Has anyone figured about incorrect annotations? The polygon co-ordinates are exceeding the height or width of the image.
Example 1: Image - id_efa2d99456fa83bfcf0a6d2b.jpg | Polygon - POLYGON ((1752 1123, 1752 1222, 1492 1222, 1492 1123, 1752 1123)); width, height = 1196, 1585
Example 2: Image - id_139c84d7b7b9355147f1f830.jpg | Polygon - POLYGON ((1473 1719, 1473 1885, 1296 1885, 1296 1719, 1473 1719)); width, height = 1577, 1567
There are over hundred such incorrect polygons, which also raise doubts about the accuracy of other polygons.
Can the moderator suggest the routes that we competitors can take?
I dont believe we are pointing to the same problem!
Images that contain this many bollworms usually come from farmers who do not check their traps as often as guidlines suggest. As a result, the pests are in a later phase of decomposition, and can thus be structurally a little different from the ones in fewer-pest, closer to guideline, images. For now we've asked annotators not to get too caught up in the details of such organic science. Hopefully in future releases of the dataset we can get more exact.
In a paper a couple years ago we talk about some of the difficulties in annotating this data. Please have a look if you're curious.
please count only 100. You will get this in very low density. So you will guess that data is right. The bounding box may be wrong in some places. We should try to make it more accurate using the given data. I counted. Once you try...
I am a member of the Wadhwani AI ML team and had some part in the curation of this data set.
I've looked into this issue and I believe this is a result of the annotation tool we used for a subset of the images, including these. The tool allowed annotators to draw boxes whose bounds could go outside of the image, but didn't "clip" the coordinates back to the valid area prior to saving. Competitors whose modelling framework doesn't automatically take care of this can force the clipping by:
from shapely.wkt import loads from shapely.ops import clip_by_rect from shapely.geometry import box
bounding_box = loads('POLYGON ((1752 1123, 1752 1222, 1492 1222, 1492 1123, 1752 1123))') image_frame = box(0, 0, 1567, 1577) valid_box = clip_by_rect(bounding_box, *image_frame.bounds)
I hope that helps. The Wadhwani AI team really appreciates everyone's effort, not just with the modelling, but in threads like this with the data. We wish everyone the best of luck!
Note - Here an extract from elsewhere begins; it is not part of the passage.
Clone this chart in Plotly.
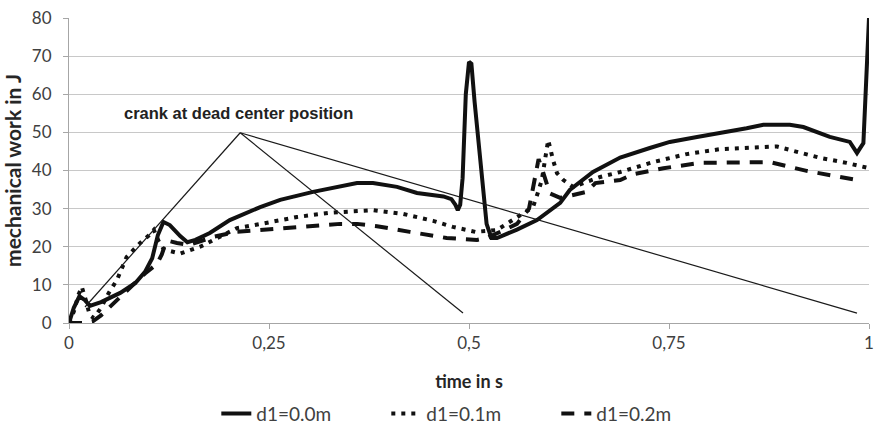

@jerome-white @amyfIorida626 wanted to get some clarity regarding the missing annotations in the dataset. I have posed my questions below:
1. There are multiple images in the train set which have got worms (both pink bollworm and american bollworm), however, there are no annotations provided against those and the worm count in train set is 0. A few examples are id_3ccc249d56051088043fc07c.jpg, id_3ce537a8c42732341d5abf63.jpg, id_3d95259edba1e3baa82a9de0.jpg. There are many many such images. My question is - Is similar behavior visible in the test set as well? Or is the count of worms precise for the test set that wadhwaniAI holds?
2. I wanted to know if it falls under the rules of the competition to correct the annotations of images which are incorrectly annotated using a labelling tool to draw polygons? These may include - ones which are exceeding the limits of the bounding box and also - ones which arent tagged at all! The reason it is required is for cross validation. Such images in cross validation set impacts the decision making in choosing the algorithm and architecture.
Wouldnt make sense to provide a solution to the problem if thats not the approach WadhwaniAI is looking for! Do let me know the answer to the above stated points.
Repeating here for transparency:
With respect to the second point: from Wadhwani's perspective, we wouldn't have any problems with you altering the training data to boost your performance. Most competitors augment the data somehow -- I guess this would be just an extreme instance of that. We only ask that assistance with such alterations don't come from Wadhwani AI staff; I don't think that would be fair to other competitors.
If your model ends up being one of the winners, please provide your altered set along with your submission so that we can reproduce the results and really get the bottom of how your solution works. Even if you're not one of the finalists, however, it would be great if you could share whatever new resources you create with us. Once the competition is complete, I can get your annotations vetted by our experts and potentially added to our permanent set.